### [Set exercise]
Exact reproduction of the data is required, with images excluded.
· · · · ·
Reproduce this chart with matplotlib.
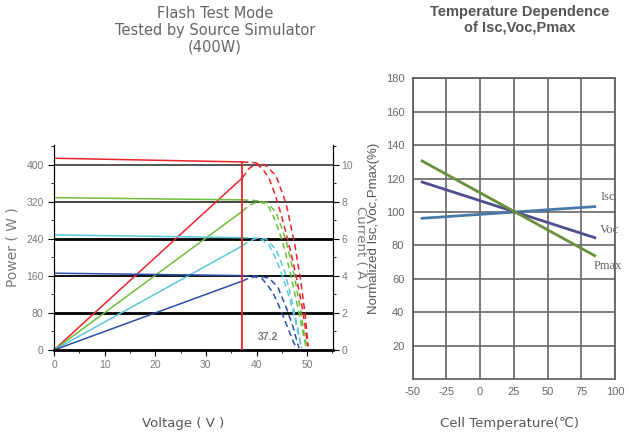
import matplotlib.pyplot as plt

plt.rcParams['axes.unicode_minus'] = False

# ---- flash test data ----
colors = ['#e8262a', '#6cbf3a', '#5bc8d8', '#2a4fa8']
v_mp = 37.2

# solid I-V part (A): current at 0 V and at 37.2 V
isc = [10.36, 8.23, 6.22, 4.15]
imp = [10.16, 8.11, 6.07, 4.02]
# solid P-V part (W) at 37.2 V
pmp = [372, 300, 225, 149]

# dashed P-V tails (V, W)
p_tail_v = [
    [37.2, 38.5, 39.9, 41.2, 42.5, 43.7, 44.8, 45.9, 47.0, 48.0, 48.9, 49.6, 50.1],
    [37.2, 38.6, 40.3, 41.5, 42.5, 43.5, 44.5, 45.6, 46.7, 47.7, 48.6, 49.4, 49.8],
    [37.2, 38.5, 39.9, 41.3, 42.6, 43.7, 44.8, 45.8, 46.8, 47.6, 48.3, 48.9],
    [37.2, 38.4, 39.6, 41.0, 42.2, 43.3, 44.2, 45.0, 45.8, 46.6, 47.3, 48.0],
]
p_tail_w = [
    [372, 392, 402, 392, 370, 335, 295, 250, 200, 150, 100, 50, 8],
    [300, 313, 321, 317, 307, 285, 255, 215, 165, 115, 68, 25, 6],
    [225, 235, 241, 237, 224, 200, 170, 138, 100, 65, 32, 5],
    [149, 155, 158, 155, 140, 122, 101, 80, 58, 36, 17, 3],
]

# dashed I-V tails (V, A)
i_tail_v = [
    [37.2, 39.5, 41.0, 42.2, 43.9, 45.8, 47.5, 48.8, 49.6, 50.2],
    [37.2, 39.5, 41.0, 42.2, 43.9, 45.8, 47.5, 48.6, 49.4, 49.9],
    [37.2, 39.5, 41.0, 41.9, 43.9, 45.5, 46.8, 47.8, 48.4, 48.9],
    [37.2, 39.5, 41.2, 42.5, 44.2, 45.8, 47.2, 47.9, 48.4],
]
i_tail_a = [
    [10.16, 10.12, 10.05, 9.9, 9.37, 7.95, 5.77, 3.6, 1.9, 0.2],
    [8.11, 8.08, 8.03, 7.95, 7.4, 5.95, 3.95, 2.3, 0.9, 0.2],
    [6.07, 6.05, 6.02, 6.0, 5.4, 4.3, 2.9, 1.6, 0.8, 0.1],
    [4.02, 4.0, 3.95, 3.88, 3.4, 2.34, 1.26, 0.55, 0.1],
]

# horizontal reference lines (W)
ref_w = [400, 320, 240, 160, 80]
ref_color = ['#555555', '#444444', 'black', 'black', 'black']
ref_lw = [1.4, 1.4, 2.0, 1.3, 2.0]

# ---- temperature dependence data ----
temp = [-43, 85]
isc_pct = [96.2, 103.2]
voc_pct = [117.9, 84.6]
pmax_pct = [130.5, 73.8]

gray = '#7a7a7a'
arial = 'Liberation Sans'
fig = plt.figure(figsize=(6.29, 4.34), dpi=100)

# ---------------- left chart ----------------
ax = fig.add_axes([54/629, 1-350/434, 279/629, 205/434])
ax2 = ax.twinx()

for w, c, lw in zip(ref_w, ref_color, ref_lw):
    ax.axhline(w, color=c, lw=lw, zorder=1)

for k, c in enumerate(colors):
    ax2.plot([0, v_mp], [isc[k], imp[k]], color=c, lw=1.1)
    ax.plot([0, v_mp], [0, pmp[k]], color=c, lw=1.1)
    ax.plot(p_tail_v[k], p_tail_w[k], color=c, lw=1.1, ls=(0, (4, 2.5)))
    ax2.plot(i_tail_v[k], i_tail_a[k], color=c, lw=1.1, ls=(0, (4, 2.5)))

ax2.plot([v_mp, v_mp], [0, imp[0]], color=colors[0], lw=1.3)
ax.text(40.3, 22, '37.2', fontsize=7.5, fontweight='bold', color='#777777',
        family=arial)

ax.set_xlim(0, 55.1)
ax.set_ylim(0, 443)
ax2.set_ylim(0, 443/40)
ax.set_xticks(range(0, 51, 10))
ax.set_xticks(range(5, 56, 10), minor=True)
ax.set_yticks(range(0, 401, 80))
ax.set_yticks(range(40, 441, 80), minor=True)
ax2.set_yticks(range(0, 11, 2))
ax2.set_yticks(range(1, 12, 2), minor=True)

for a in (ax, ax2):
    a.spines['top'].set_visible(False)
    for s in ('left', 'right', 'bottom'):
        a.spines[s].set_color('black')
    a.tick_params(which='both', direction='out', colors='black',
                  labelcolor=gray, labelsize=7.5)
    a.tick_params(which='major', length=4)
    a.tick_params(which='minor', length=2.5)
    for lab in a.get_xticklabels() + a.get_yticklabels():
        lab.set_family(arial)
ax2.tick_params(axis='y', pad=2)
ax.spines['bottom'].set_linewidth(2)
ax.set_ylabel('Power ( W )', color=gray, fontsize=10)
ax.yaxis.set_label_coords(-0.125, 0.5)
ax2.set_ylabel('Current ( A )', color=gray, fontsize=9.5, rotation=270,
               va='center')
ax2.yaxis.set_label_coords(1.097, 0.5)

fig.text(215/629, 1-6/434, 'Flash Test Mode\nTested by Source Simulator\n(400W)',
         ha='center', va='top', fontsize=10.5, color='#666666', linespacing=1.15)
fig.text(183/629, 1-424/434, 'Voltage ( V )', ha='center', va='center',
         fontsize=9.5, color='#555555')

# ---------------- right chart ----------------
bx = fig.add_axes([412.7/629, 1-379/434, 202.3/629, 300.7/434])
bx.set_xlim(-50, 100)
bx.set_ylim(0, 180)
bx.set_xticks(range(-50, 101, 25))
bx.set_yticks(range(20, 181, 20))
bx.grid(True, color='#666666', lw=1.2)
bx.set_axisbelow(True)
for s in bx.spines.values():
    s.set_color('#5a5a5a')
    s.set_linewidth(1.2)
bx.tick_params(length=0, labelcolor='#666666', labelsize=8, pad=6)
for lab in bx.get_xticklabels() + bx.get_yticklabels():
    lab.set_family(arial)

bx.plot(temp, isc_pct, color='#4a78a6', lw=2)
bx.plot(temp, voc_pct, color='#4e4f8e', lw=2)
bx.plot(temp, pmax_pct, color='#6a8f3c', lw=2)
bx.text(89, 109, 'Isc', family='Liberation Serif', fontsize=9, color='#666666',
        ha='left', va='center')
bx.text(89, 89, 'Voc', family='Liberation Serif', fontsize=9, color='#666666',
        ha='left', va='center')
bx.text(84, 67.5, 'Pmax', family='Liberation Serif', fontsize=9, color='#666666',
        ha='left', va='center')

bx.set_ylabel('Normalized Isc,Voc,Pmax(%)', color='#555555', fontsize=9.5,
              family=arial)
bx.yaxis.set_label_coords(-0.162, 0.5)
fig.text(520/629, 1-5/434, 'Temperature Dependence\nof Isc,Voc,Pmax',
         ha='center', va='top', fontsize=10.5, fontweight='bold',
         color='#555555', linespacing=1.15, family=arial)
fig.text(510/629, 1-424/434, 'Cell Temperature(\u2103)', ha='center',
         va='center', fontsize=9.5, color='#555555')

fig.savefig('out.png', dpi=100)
· · · · ·
### [Result below]
Reproduce this chart with matplotlib.
import matplotlib.pyplot as plt

plt.rcParams['axes.unicode_minus'] = False

# ---- flash test data ----
colors = ['#e8262a', '#6cbf3a', '#5bc8d8', '#2a4fa8']
v_mp = 37.2

# solid I-V part (A): current at 0 V and at 37.2 V
isc = [10.36, 8.23, 6.22, 4.15]
imp = [10.16, 8.11, 6.07, 4.02]
# solid P-V part (W) at 37.2 V
pmp = [372, 300, 225, 149]

# dashed P-V tails (V, W)
p_tail_v = [
    [37.2, 38.5, 39.9, 41.2, 42.5, 43.7, 44.8, 45.9, 47.0, 48.0, 48.9, 49.6, 50.1],
    [37.2, 38.6, 40.3, 41.5, 42.5, 43.5, 44.5, 45.6, 46.7, 47.7, 48.6, 49.4, 49.8],
    [37.2, 38.5, 39.9, 41.3, 42.6, 43.7, 44.8, 45.8, 46.8, 47.6, 48.3, 48.9],
    [37.2, 38.4, 39.6, 41.0, 42.2, 43.3, 44.2, 45.0, 45.8, 46.6, 47.3, 48.0],
]
p_tail_w = [
    [372, 392, 402, 392, 370, 335, 295, 250, 200, 150, 100, 50, 8],
    [300, 313, 321, 317, 307, 285, 255, 215, 165, 115, 68, 25, 6],
    [225, 235, 241, 237, 224, 200, 170, 138, 100, 65, 32, 5],
    [149, 155, 158, 155, 140, 122, 101, 80, 58, 36, 17, 3],
]

# dashed I-V tails (V, A)
i_tail_v = [
    [37.2, 39.5, 41.0, 42.2, 43.9, 45.8, 47.5, 48.8, 49.6, 50.2],
    [37.2, 39.5, 41.0, 42.2, 43.9, 45.8, 47.5, 48.6, 49.4, 49.9],
    [37.2, 39.5, 41.0, 41.9, 43.9, 45.5, 46.8, 47.8, 48.4, 48.9],
    [37.2, 39.5, 41.2, 42.5, 44.2, 45.8, 47.2, 47.9, 48.4],
]
i_tail_a = [
    [10.16, 10.12, 10.05, 9.9, 9.37, 7.95, 5.77, 3.6, 1.9, 0.2],
    [8.11, 8.08, 8.03, 7.95, 7.4, 5.95, 3.95, 2.3, 0.9, 0.2],
    [6.07, 6.05, 6.02, 6.0, 5.4, 4.3, 2.9, 1.6, 0.8, 0.1],
    [4.02, 4.0, 3.95, 3.88, 3.4, 2.34, 1.26, 0.55, 0.1],
]

# horizontal reference lines (W)
ref_w = [400, 320, 240, 160, 80]
ref_color = ['#555555', '#444444', 'black', 'black', 'black']
ref_lw = [1.4, 1.4, 2.0, 1.3, 2.0]

# ---- temperature dependence data ----
temp = [-43, 85]
isc_pct = [96.2, 103.2]
voc_pct = [117.9, 84.6]
pmax_pct = [130.5, 73.8]

gray = '#7a7a7a'
arial = 'Liberation Sans'
fig = plt.figure(figsize=(6.29, 4.34), dpi=100)

# ---------------- left chart ----------------
ax = fig.add_axes([54/629, 1-350/434, 279/629, 205/434])
ax2 = ax.twinx()

for w, c, lw in zip(ref_w, ref_color, ref_lw):
    ax.axhline(w, color=c, lw=lw, zorder=1)

for k, c in enumerate(colors):
    ax2.plot([0, v_mp], [isc[k], imp[k]], color=c, lw=1.1)
    ax.plot([0, v_mp], [0, pmp[k]], color=c, lw=1.1)
    ax.plot(p_tail_v[k], p_tail_w[k], color=c, lw=1.1, ls=(0, (4, 2.5)))
    ax2.plot(i_tail_v[k], i_tail_a[k], color=c, lw=1.1, ls=(0, (4, 2.5)))

ax2.plot([v_mp, v_mp], [0, imp[0]], color=colors[0], lw=1.3)
ax.text(40.3, 22, '37.2', fontsize=7.5, fontweight='bold', color='#777777',
        family=arial)

ax.set_xlim(0, 55.1)
ax.set_ylim(0, 443)
ax2.set_ylim(0, 443/40)
ax.set_xticks(range(0, 51, 10))
ax.set_xticks(range(5, 56, 10), minor=True)
ax.set_yticks(range(0, 401, 80))
ax.set_yticks(range(40, 441, 80), minor=True)
ax2.set_yticks(range(0, 11, 2))
ax2.set_yticks(range(1, 12, 2), minor=True)

for a in (ax, ax2):
    a.spines['top'].set_visible(False)
    for s in ('left', 'right', 'bottom'):
        a.spines[s].set_color('black')
    a.tick_params(which='both', direction='out', colors='black',
                  labelcolor=gray, labelsize=7.5)
    a.tick_params(which='major', length=4)
    a.tick_params(which='minor', length=2.5)
    for lab in a.get_xticklabels() + a.get_yticklabels():
        lab.set_family(arial)
ax2.tick_params(axis='y', pad=2)
ax.spines['bottom'].set_linewidth(2)
ax.set_ylabel('Power ( W )', color=gray, fontsize=10)
ax.yaxis.set_label_coords(-0.125, 0.5)
ax2.set_ylabel('Current ( A )', color=gray, fontsize=9.5, rotation=270,
               va='center')
ax2.yaxis.set_label_coords(1.097, 0.5)

fig.text(215/629, 1-6/434, 'Flash Test Mode\nTested by Source Simulator\n(400W)',
         ha='center', va='top', fontsize=10.5, color='#666666', linespacing=1.15)
fig.text(183/629, 1-424/434, 'Voltage ( V )', ha='center', va='center',
         fontsize=9.5, color='#555555')

# ---------------- right chart ----------------
bx = fig.add_axes([412.7/629, 1-379/434, 202.3/629, 300.7/434])
bx.set_xlim(-50, 100)
bx.set_ylim(0, 180)
bx.set_xticks(range(-50, 101, 25))
bx.set_yticks(range(20, 181, 20))
bx.grid(True, color='#666666', lw=1.2)
bx.set_axisbelow(True)
for s in bx.spines.values():
    s.set_color('#5a5a5a')
    s.set_linewidth(1.2)
bx.tick_params(length=0, labelcolor='#666666', labelsize=8, pad=6)
for lab in bx.get_xticklabels() + bx.get_yticklabels():
    lab.set_family(arial)

bx.plot(temp, isc_pct, color='#4a78a6', lw=2)
bx.plot(temp, voc_pct, color='#4e4f8e', lw=2)
bx.plot(temp, pmax_pct, color='#6a8f3c', lw=2)
bx.text(89, 109, 'Isc', family='Liberation Serif', fontsize=9, color='#666666',
        ha='left', va='center')
bx.text(89, 89, 'Voc', family='Liberation Serif', fontsize=9, color='#666666',
        ha='left', va='center')
bx.text(84, 67.5, 'Pmax', family='Liberation Serif', fontsize=9, color='#666666',
        ha='left', va='center')

bx.set_ylabel('Normalized Isc,Voc,Pmax(%)', color='#555555', fontsize=9.5,
              family=arial)
bx.yaxis.set_label_coords(-0.162, 0.5)
fig.text(520/629, 1-5/434, 'Temperature Dependence\nof Isc,Voc,Pmax',
         ha='center', va='top', fontsize=10.5, fontweight='bold',
         color='#555555', linespacing=1.15, family=arial)
fig.text(510/629, 1-424/434, 'Cell Temperature(\u2103)', ha='center',
         va='center', fontsize=9.5, color='#555555')

fig.savefig('out.png', dpi=100)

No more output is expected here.